## start

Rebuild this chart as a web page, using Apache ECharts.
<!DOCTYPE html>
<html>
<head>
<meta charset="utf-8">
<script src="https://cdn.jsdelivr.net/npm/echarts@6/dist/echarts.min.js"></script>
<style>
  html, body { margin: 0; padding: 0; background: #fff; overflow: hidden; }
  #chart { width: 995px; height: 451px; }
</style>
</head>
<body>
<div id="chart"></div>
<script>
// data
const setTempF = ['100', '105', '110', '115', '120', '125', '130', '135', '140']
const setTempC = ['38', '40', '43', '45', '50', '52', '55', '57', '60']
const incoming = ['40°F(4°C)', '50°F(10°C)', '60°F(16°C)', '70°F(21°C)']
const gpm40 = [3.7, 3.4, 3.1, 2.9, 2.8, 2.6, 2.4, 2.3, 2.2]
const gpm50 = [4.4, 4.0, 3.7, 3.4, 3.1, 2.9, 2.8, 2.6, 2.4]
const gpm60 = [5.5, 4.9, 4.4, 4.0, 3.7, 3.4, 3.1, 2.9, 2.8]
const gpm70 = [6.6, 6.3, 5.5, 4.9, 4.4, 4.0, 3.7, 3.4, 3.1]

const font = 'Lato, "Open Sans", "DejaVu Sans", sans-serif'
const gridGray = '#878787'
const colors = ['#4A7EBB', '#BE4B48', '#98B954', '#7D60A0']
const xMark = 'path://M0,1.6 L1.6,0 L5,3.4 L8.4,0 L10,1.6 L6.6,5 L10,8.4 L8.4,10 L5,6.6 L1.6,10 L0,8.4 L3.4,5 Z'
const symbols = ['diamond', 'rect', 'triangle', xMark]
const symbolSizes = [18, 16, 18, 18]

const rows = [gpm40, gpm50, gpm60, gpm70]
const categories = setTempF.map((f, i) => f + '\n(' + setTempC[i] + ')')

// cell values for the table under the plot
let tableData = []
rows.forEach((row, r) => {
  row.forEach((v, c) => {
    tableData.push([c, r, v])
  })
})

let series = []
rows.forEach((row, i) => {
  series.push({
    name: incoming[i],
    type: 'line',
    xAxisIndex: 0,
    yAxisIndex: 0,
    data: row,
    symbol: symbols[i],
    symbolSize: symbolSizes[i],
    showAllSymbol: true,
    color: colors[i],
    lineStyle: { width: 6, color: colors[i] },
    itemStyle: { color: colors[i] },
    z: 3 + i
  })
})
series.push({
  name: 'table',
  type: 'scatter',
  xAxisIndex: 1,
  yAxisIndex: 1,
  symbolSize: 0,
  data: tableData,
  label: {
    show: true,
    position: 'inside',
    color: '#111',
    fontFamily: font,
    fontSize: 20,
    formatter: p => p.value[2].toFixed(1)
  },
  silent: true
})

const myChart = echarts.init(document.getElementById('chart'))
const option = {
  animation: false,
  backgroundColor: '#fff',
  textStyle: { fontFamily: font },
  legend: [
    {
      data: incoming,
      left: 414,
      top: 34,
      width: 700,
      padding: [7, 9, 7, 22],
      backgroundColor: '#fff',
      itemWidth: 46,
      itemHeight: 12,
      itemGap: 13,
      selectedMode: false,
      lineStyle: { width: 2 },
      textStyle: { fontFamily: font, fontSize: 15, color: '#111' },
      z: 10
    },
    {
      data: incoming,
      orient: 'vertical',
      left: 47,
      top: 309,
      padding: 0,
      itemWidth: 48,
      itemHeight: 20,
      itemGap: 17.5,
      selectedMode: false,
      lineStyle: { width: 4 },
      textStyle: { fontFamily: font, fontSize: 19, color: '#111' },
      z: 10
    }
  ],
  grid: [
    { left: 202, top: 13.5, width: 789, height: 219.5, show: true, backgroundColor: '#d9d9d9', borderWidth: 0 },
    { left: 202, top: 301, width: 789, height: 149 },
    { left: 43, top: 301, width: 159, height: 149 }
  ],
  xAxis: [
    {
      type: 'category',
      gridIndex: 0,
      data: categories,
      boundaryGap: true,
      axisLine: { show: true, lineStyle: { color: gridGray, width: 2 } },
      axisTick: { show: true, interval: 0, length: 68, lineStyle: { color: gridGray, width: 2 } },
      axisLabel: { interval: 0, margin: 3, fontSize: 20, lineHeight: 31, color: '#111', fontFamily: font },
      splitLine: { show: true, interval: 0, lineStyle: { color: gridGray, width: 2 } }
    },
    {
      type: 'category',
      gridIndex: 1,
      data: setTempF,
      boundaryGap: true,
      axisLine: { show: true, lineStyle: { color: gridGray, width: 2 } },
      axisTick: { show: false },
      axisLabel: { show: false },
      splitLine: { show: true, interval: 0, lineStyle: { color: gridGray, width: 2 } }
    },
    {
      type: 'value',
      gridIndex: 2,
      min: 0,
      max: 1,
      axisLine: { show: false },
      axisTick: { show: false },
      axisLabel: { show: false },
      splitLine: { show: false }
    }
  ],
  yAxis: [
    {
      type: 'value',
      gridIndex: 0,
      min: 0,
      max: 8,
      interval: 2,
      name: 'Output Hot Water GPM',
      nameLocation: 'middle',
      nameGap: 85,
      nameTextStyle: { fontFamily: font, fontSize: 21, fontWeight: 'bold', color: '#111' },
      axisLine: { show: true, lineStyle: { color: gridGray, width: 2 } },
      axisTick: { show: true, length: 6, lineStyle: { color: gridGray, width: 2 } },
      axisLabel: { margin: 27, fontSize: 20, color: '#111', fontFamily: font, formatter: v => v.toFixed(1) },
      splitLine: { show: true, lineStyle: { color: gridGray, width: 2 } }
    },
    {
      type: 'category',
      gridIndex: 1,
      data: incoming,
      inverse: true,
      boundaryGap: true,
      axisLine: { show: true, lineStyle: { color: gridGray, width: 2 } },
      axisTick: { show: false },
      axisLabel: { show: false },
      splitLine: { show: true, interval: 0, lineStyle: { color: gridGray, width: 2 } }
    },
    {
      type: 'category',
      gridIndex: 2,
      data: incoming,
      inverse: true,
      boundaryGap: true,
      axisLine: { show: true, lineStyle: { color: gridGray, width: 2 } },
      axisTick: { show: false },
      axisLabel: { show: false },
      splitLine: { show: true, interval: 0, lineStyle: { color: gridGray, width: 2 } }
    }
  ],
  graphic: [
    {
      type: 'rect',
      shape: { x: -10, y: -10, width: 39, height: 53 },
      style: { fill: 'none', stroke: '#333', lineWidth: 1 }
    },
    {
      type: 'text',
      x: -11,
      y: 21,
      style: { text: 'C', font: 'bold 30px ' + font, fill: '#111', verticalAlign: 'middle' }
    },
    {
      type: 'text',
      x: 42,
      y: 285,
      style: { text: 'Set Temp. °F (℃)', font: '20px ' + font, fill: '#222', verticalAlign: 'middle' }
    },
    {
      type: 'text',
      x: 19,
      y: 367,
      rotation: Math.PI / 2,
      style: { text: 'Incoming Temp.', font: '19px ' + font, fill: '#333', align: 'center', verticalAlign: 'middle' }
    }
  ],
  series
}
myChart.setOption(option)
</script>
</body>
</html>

## end
## start

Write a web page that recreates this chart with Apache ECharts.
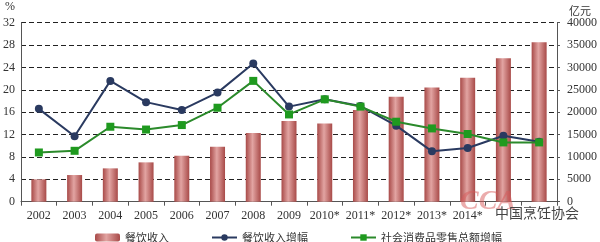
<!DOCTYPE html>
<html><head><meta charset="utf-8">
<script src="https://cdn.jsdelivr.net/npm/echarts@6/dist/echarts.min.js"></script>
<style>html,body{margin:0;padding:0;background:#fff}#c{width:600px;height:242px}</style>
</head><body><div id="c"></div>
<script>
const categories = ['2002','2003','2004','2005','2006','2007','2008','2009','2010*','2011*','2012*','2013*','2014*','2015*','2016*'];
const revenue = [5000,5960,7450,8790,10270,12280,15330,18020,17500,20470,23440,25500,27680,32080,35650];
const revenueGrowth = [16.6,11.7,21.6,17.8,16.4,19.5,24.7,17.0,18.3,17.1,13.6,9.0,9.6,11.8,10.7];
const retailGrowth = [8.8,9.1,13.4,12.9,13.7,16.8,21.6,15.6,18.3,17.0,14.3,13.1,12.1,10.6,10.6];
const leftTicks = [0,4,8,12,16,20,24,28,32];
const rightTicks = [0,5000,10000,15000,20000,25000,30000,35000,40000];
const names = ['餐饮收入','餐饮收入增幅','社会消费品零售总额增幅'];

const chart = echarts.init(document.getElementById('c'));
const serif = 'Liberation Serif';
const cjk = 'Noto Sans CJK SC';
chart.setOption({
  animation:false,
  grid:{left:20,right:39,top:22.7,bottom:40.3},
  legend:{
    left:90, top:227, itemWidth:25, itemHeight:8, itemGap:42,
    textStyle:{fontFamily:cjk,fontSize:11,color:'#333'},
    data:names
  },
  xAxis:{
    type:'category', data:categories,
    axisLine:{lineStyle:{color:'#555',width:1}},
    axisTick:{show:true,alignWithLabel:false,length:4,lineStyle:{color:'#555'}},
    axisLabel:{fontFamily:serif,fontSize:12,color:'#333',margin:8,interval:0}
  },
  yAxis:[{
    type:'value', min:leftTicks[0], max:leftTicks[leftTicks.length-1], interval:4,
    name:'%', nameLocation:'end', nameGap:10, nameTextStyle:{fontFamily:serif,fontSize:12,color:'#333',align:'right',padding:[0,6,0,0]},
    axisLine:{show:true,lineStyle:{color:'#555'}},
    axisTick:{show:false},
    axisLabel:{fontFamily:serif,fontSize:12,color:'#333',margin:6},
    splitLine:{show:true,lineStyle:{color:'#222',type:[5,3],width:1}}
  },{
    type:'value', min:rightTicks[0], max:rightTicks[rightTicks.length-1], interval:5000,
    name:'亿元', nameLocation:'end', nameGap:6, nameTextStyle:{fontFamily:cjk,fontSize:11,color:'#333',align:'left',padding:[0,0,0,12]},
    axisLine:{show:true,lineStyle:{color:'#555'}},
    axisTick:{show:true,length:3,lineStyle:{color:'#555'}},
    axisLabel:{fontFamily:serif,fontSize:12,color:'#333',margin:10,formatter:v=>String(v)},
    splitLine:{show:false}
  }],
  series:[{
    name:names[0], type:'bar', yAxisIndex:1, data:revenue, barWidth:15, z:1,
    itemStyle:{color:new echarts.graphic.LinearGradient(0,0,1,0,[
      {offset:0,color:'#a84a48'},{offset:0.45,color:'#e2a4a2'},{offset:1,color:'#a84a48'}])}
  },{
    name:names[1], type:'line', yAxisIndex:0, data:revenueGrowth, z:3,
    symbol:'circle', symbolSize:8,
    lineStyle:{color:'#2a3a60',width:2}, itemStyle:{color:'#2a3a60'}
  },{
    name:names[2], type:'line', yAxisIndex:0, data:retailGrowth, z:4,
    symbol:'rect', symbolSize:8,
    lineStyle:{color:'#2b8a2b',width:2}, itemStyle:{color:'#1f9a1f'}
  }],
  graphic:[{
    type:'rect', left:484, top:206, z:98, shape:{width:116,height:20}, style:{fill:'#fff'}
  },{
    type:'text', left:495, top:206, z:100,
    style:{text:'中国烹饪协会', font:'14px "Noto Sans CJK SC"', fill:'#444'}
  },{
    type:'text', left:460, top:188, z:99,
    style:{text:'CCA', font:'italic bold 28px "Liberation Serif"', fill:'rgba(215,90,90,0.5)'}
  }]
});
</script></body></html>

## end

Task goal = Copy exactly the material above from the line with "Write a web" to the line with "const names = ['餐饮收入','餐饮收入增幅','社会消费品零售总额增幅'];", ends included, and nothing else. Leave out any picture.

Answer for the task =
Write a web page that recreates this chart with Apache ECharts.
<!DOCTYPE html>
<html><head><meta charset="utf-8">
<script src="https://cdn.jsdelivr.net/npm/echarts@6/dist/echarts.min.js"></script>
<style>html,body{margin:0;padding:0;background:#fff}#c{width:600px;height:242px}</style>
</head><body><div id="c"></div>
<script>
const categories = ['2002','2003','2004','2005','2006','2007','2008','2009','2010*','2011*','2012*','2013*','2014*','2015*','2016*'];
const revenue = [5000,5960,7450,8790,10270,12280,15330,18020,17500,20470,23440,25500,27680,32080,35650];
const revenueGrowth = [16.6,11.7,21.6,17.8,16.4,19.5,24.7,17.0,18.3,17.1,13.6,9.0,9.6,11.8,10.7];
const retailGrowth = [8.8,9.1,13.4,12.9,13.7,16.8,21.6,15.6,18.3,17.0,14.3,13.1,12.1,10.6,10.6];
const leftTicks = [0,4,8,12,16,20,24,28,32];
const rightTicks = [0,5000,10000,15000,20000,25000,30000,35000,40000];
const names = ['餐饮收入','餐饮收入增幅','社会消费品零售总额增幅'];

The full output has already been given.